Brucia, brucia il Gargano nei suoi punti più impervi, da Vieste a San Giovanni Rotondo. La cronaca di questi giorni ha tenuto con il fiato sospeso la città di Padre Pio, nelle adiacenze di quella “Casa sollievo” che il Santo voleva dalle sofferenze; per non dire della vicinanza con la struttura “Gli angeli di Padre Pio”.
Operazioni eccellenti, lanci d’acqua, tenacia nel domare le fiamme con un impegno sfiancante di ben 36 ore. Le indagini dovranno accertare la natura, come si dice in questi casi E viene da chiedersi, nell’ipotesi dolosa, come sia possibile accanirsi contro la natura in modo così selvaggio.
Come se non bastassero i 40 gradi, i mari bollenti, la relativa pesca in affanno, la siccità, gli invasi che dalla notte dei tempi sono da queste parti peggio di un colabrodo. Eravamo bambini quando si diceva di Occhito, un mostro a tre teste che evoca scenari distopici più che una diga.

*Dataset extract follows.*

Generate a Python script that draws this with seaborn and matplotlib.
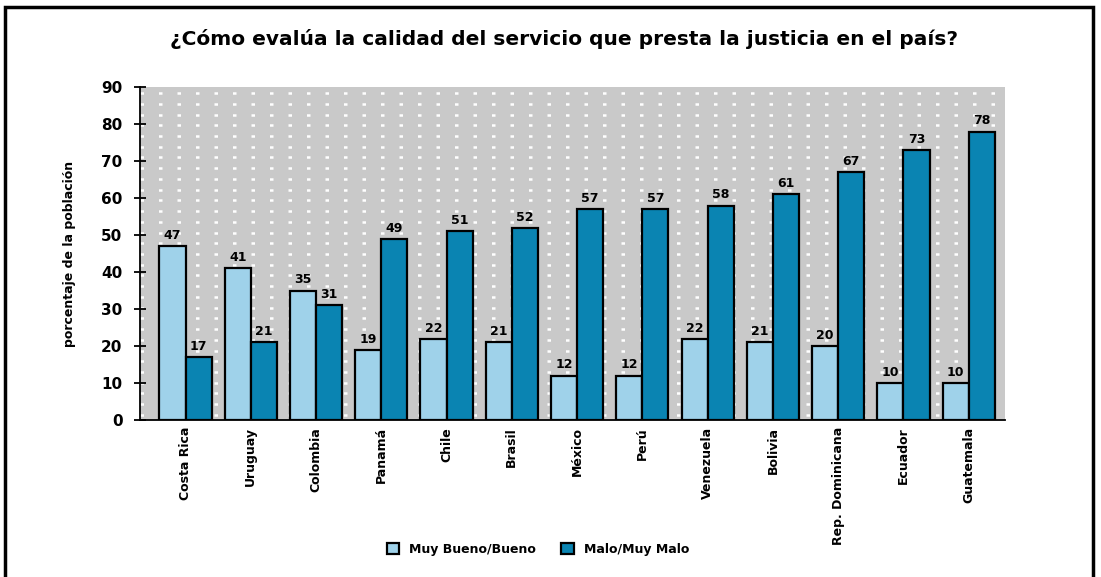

Ogni volta che viene nominato il più grande invaso artificiale della Capitanata non è mai una buona notizia; è per decretarne la chiusura. Con il conseguente affanno per le colture stagionali e per gli usi potabili. Una crisi senza precedenti e le alte temperature sembrano quasi ottundere le menti e sfumare la percezione del pericolo.
Dopotutto siamo in vacanza, più stanchi di prima per un caldo che non molla, e se ne parlerà a settembre dei problemi. Si ha un bel dire che bisogna andare oltre l’emergenza; quasi mezzo secolo – almeno a nostra memoria – non è bastato, così come non è bastato, evidentemente, tornando al fuoco, il grande incendio di Peschici del 2007, tre morti, trecento feriti, evacuazioni di massa e gente che in uno scenario di apocalisse si lanciava in acqua per trovare scampo dal fuoco.
Acqua e fuoco. Di morte e non di vita. Questa terra riarsa e brulla che Ungaretti tanto amò celebrandola nelle Prose daunie quale “regno dell’aridità” che tuttavia sa trasformarsi, con miracoloso rovesciamento vitale, “nell’ondeggiare del grano impazzito”, sembra pagare un pegno infinito.
Con ossessive ripetizioni di situazioni che non vorremmo, in una sorta di “déjà vu”, gli incendi si guardano con occhi persino rassegnati. Nessuno ambisce a un mondo perfetto e rigenerato – l’Eldorado non esiste per definizione – ma se qualche miglioramento è in nostro potere è il caso di provvedere. E sognare ancora, chissà, le acque fresche dentro cui amava farsi vedere il delfino Filippo che aveva donato la sua amicizia agli esseri umani allietandoli con salti spettacolari.